_WHAT NEEDS TO BE DONE_
Retype, exactly as they stand, the lines from the start of the data to the line that contains "DRONE'S ELECTRICAL COMPONENTS</text>", both ends included. Leave the pictures out.

── DATA EXCERPT

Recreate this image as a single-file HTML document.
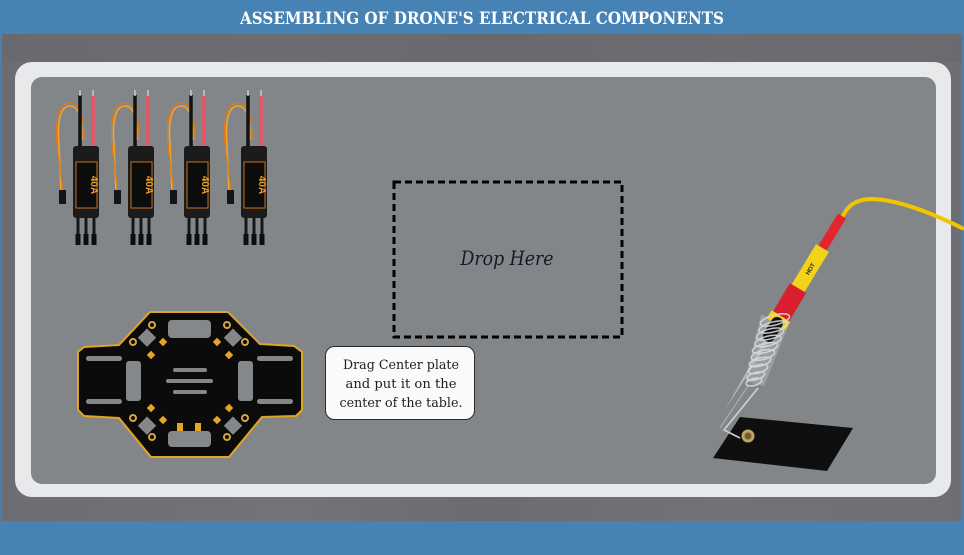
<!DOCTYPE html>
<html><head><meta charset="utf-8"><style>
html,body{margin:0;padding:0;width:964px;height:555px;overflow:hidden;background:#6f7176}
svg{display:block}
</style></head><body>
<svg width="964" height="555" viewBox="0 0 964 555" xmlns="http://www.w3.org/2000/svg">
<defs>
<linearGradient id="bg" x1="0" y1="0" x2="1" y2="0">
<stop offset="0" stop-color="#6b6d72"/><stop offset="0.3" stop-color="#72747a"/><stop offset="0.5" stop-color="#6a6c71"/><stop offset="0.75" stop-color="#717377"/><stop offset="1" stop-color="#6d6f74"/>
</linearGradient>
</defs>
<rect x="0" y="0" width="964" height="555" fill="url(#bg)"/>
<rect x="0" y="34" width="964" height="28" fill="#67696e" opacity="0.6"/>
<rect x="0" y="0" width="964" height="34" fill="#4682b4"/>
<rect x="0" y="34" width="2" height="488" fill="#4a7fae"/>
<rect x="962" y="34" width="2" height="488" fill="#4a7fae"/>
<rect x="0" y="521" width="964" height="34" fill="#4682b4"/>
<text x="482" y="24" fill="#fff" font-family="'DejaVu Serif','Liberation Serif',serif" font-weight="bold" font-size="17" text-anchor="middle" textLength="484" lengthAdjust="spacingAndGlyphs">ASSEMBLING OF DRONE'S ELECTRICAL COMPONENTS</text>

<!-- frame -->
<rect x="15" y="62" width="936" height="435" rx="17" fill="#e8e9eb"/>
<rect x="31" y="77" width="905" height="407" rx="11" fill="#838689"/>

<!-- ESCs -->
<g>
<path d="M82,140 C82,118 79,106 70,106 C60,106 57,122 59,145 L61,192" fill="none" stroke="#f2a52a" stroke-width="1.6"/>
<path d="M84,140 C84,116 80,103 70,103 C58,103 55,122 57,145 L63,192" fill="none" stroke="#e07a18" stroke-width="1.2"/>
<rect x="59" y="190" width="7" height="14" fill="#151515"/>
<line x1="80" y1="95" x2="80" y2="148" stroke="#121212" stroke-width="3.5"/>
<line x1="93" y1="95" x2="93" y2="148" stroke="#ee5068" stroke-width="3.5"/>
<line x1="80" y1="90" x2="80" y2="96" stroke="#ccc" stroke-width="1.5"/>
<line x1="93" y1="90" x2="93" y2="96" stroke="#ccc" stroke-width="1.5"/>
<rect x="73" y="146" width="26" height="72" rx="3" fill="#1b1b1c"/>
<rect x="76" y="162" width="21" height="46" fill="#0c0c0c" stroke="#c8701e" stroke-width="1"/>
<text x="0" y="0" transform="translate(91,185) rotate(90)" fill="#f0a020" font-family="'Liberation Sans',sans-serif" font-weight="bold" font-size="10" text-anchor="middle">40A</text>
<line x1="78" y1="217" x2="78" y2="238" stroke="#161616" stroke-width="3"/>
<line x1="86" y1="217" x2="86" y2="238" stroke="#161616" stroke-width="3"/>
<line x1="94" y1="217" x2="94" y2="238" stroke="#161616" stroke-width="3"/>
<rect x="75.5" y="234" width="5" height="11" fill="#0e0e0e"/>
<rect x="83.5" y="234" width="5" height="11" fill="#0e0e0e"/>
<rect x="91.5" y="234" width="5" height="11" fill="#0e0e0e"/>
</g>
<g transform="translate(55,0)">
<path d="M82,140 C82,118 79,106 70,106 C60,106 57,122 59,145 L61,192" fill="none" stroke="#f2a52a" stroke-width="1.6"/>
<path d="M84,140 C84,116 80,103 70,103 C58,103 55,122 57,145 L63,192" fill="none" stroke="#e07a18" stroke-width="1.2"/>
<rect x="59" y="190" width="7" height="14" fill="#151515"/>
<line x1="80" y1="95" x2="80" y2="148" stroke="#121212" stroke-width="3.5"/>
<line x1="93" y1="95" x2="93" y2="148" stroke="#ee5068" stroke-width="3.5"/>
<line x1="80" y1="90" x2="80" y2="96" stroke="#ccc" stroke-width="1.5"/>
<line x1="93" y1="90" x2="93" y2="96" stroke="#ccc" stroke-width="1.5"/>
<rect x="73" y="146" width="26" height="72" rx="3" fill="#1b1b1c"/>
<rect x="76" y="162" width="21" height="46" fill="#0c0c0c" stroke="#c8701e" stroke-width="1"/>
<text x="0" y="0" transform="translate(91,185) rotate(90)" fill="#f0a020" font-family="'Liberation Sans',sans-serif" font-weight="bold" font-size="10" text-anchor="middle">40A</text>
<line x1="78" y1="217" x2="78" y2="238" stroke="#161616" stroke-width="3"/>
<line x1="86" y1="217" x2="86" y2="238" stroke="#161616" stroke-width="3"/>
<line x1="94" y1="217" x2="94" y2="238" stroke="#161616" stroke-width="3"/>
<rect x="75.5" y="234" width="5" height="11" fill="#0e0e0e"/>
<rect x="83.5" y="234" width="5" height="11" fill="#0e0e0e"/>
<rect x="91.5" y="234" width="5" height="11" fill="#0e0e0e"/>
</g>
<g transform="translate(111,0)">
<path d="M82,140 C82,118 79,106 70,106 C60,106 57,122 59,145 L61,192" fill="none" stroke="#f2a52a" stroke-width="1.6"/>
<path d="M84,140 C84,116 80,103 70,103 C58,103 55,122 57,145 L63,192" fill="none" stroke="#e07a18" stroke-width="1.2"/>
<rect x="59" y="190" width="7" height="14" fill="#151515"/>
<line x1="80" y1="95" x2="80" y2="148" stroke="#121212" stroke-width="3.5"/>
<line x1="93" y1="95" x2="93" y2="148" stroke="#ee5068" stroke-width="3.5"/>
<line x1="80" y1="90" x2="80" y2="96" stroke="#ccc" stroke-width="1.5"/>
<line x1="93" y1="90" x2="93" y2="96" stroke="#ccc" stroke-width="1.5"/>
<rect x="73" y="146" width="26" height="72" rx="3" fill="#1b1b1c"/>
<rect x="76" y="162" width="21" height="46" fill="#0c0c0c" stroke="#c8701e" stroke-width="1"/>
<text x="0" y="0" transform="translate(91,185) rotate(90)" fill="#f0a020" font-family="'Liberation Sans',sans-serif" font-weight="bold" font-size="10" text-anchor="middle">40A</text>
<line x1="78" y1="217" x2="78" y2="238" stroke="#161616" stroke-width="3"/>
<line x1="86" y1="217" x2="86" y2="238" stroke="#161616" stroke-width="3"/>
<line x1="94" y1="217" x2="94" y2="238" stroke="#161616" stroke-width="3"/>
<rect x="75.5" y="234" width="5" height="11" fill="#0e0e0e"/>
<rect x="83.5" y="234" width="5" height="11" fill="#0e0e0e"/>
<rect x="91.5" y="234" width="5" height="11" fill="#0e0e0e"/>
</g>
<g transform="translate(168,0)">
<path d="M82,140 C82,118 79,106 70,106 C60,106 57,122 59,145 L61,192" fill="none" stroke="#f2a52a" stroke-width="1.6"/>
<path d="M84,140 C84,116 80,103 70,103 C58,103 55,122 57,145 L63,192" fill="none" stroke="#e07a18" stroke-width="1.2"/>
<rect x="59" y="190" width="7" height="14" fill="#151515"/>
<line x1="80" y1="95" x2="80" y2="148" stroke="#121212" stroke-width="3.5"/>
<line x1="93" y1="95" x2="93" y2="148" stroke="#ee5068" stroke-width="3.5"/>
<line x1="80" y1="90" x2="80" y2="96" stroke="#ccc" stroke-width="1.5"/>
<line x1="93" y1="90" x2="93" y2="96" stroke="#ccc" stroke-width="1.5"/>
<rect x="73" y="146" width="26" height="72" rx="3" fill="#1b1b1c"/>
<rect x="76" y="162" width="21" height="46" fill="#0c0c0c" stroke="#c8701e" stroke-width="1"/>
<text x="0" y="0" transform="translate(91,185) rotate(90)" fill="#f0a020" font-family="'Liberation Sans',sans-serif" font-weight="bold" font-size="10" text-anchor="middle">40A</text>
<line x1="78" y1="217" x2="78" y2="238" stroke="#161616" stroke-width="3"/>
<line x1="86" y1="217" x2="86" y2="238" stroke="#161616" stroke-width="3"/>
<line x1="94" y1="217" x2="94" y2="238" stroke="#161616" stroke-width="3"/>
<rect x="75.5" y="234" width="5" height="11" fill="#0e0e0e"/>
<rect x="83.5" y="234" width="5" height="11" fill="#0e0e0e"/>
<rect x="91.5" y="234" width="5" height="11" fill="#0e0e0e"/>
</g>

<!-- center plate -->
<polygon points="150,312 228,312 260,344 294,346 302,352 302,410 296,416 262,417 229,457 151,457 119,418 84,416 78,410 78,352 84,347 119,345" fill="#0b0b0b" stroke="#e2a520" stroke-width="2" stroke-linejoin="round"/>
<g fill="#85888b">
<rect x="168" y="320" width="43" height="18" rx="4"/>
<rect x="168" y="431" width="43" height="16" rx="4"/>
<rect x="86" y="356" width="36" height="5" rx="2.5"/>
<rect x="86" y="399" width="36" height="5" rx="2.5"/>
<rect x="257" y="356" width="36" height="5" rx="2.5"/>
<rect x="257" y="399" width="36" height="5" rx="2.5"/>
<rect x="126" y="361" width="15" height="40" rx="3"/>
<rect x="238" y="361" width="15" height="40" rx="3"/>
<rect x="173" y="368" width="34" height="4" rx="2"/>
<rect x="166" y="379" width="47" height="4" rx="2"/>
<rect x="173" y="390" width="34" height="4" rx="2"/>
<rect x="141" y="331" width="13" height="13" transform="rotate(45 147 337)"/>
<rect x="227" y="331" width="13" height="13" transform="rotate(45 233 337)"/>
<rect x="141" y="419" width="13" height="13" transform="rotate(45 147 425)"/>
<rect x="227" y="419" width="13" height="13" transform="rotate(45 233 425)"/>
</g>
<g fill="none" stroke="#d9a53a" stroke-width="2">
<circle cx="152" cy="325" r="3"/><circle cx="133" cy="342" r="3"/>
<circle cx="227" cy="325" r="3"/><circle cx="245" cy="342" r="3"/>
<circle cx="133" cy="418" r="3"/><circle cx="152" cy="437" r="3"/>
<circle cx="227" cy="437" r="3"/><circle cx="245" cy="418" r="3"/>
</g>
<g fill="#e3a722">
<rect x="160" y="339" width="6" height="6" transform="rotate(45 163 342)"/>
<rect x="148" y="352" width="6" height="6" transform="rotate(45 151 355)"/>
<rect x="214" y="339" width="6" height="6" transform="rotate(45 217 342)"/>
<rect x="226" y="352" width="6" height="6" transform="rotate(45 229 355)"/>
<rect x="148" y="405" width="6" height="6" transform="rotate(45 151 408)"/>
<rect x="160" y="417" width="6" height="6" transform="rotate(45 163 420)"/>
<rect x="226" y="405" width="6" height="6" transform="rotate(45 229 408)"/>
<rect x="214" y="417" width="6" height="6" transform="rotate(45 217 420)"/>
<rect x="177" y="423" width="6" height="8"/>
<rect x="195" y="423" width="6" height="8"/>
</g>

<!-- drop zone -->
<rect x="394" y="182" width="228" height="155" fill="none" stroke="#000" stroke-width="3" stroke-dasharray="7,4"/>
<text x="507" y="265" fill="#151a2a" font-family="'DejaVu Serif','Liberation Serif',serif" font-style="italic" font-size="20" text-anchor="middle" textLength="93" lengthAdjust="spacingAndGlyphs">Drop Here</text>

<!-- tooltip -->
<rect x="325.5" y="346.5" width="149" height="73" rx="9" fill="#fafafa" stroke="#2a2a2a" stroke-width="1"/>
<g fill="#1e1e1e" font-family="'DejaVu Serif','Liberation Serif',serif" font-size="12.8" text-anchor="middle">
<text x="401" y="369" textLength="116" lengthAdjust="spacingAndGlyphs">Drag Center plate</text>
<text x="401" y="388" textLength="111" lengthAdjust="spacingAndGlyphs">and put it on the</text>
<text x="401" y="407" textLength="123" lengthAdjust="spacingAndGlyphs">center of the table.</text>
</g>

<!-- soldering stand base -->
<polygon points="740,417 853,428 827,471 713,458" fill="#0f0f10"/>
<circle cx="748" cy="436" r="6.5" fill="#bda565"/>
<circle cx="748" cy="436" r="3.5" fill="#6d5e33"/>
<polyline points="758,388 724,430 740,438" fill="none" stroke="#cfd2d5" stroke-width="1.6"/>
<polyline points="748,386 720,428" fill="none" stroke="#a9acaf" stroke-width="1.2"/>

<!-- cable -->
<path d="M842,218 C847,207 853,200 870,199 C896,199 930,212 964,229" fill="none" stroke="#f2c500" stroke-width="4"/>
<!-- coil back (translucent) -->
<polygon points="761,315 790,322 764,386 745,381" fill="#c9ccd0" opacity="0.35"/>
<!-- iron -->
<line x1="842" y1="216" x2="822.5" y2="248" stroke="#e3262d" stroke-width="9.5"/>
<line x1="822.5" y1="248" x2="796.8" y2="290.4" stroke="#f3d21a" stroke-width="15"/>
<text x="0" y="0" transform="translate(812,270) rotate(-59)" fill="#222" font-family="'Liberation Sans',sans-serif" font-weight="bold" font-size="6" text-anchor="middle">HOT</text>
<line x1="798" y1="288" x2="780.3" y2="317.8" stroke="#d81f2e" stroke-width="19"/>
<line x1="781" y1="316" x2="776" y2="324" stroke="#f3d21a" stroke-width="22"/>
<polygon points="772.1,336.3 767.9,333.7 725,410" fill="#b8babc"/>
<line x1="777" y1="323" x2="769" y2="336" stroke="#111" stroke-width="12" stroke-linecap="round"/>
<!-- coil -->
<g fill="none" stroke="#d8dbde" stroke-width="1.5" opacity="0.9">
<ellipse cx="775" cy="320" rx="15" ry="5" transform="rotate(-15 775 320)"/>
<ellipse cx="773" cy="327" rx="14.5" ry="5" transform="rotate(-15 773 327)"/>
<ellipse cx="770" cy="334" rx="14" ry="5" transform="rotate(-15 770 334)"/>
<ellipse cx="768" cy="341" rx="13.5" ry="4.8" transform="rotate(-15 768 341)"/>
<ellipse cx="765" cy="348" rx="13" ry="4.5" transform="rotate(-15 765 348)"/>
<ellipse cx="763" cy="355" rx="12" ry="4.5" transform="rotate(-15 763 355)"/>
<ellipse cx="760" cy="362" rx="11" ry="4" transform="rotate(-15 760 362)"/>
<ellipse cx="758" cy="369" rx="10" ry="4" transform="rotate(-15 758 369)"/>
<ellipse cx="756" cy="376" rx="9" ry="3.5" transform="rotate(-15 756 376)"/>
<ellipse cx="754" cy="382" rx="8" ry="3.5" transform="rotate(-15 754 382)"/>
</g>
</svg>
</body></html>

────

_THE RESULT_
Recreate this image as a single-file HTML document.
<!DOCTYPE html>
<html><head><meta charset="utf-8"><style>
html,body{margin:0;padding:0;width:964px;height:555px;overflow:hidden;background:#6f7176}
svg{display:block}
</style></head><body>
<svg width="964" height="555" viewBox="0 0 964 555" xmlns="http://www.w3.org/2000/svg">
<defs>
<linearGradient id="bg" x1="0" y1="0" x2="1" y2="0">
<stop offset="0" stop-color="#6b6d72"/><stop offset="0.3" stop-color="#72747a"/><stop offset="0.5" stop-color="#6a6c71"/><stop offset="0.75" stop-color="#717377"/><stop offset="1" stop-color="#6d6f74"/>
</linearGradient>
</defs>
<rect x="0" y="0" width="964" height="555" fill="url(#bg)"/>
<rect x="0" y="34" width="964" height="28" fill="#67696e" opacity="0.6"/>
<rect x="0" y="0" width="964" height="34" fill="#4682b4"/>
<rect x="0" y="34" width="2" height="488" fill="#4a7fae"/>
<rect x="962" y="34" width="2" height="488" fill="#4a7fae"/>
<rect x="0" y="521" width="964" height="34" fill="#4682b4"/>
<text x="482" y="24" fill="#fff" font-family="'DejaVu Serif','Liberation Serif',serif" font-weight="bold" font-size="17" text-anchor="middle" textLength="484" lengthAdjust="spacingAndGlyphs">ASSEMBLING OF DRONE'S ELECTRICAL COMPONENTS</text>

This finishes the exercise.